Pewnie większość z szykujących się do zakupu używanego samochodu przeglądała ogłoszenia. Większość pewnie szukała samochodu, który nie wymaga kolejnych inwestycji przed wyprowadzeniem z garażu, a przynajmniej bezwypadkowy. Co zrobić jeżeli zamiast „igły od Niemca” na miejscu stał rozpadający się wrak?
Handlarze bardzo często liczą na zaangażowanie osób, które żeby obejrzeć wystawiony do sprzedaży samochód przemierzają nawet kilkaset kilometrów. Liczą, że nabywca machnie ręką na różnice pomiędzy stanem opisywanym w ogłoszeniu i prezentowanym na zdjęciach, a faktycznym. Wiedzą przecież, że mało kto, nie mając zamiaru kupienia auta będzie jechał przez pół Polski żeby tylko popatrzeć na kolejny samochód.
Na miejscu złom
Co jednak zrobić, kiedy samochód był tak różny od tego, co widniało w ofercie, a tym co zastaliśmy na miejscu? Mało kto wie, ale takie kwestie są uregulowane prawnie i niedoszłemu kupującemu należy się odszkodowanie. Dokładnie chodzi tu o zwrot pieniędzy za podróż, a podstawą do niego jest oszustwo ze strony sprzedawcy, informuje portal „WP Autokult”.
Wynika ono nie tylko z kodeksu cywilnego, gdzie jest mowa m.in. o konieczności naprawienia szkody, ale również z przepisów, które w omawianym zakresie dotyczą właśnie handlarzy, czyli przedsiębiorców, prowadzących działalność polegającą na handlu samochodami. - Przedstawione zagadnienie można, o ile dotyczy relacji pomiędzy konsumentem a przedsiębiorcą, rozpatrywać na gruncie przepisów ustawy o przeciwdziałaniu nieuczciwym praktykom rynkowym. – informuje na łamach portalu Dawid Skrzypczyk z kancelarii prawnej Omega.
Sądy po stronie konsumentów
Prezentacja towaru z użyciem nieprawdziwych, bądź nierzetelnych fotografii jest wprowadzeniem w błąd, które skutkuje późniejszym podjęciem decyzji kupującego o odbyciu podróży celem zakupu.

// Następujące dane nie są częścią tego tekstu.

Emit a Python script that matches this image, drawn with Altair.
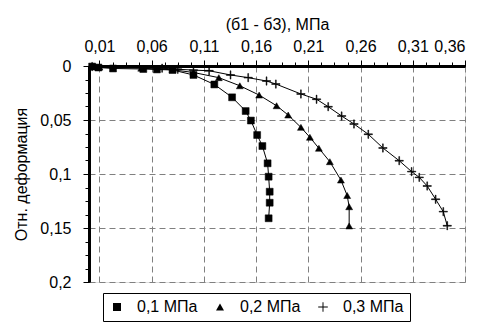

Interpretacja taka jest możliwa na podstawie wyroku wydanego przez Sąd Apelacyjny w Warszawie, z 5 lutego 2013 r., sygn. akt VI ACa 1021/12: "Decyzja dotycząca umowy dotyczy zatem także sytuacji, gdy konsument "przymierza się" do zawarcia umowy, a do jej zawarcia nie dochodzi. Można w pewnym uproszczeniu powiedzieć, że decyzja konsumenta dotycząca umowy obejmuje każdą decyzję konsumenta podejmowaną pod wpływem jakiegokolwiek impulsu prawnego (np. obietnicy gwarancji) lub faktycznego (np. koloru samochodu), bez względu na to, czy finalnie dojdzie do zawarcia umowy".

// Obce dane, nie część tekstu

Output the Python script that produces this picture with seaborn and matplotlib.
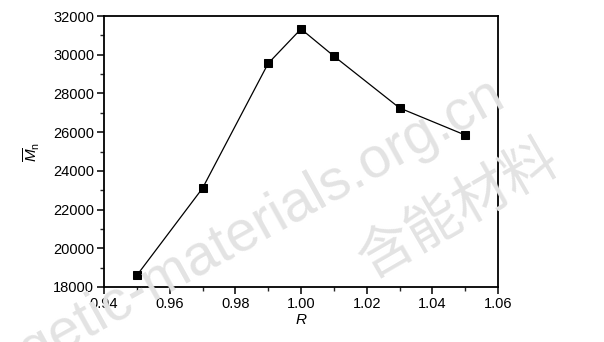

Jak domagać się odszkodowania?
Aby domagać się ewentualnej rekompensaty za wprowadzenie w błąd, należy mieć mocne dowody na nieuczciwą praktykę handlarza oraz na to, że rzeczywiście ponieśliśmy koszty dojazdu. Mogą być nimi między innymi kopia treści ogłoszenia oraz wymiana korespondencji czy to SMS czy e-mail. Jak informuje portal, w ogłoszeniach bardzo często znajdują się informacje typu „nie odpowiadam na SMS i e-mail”.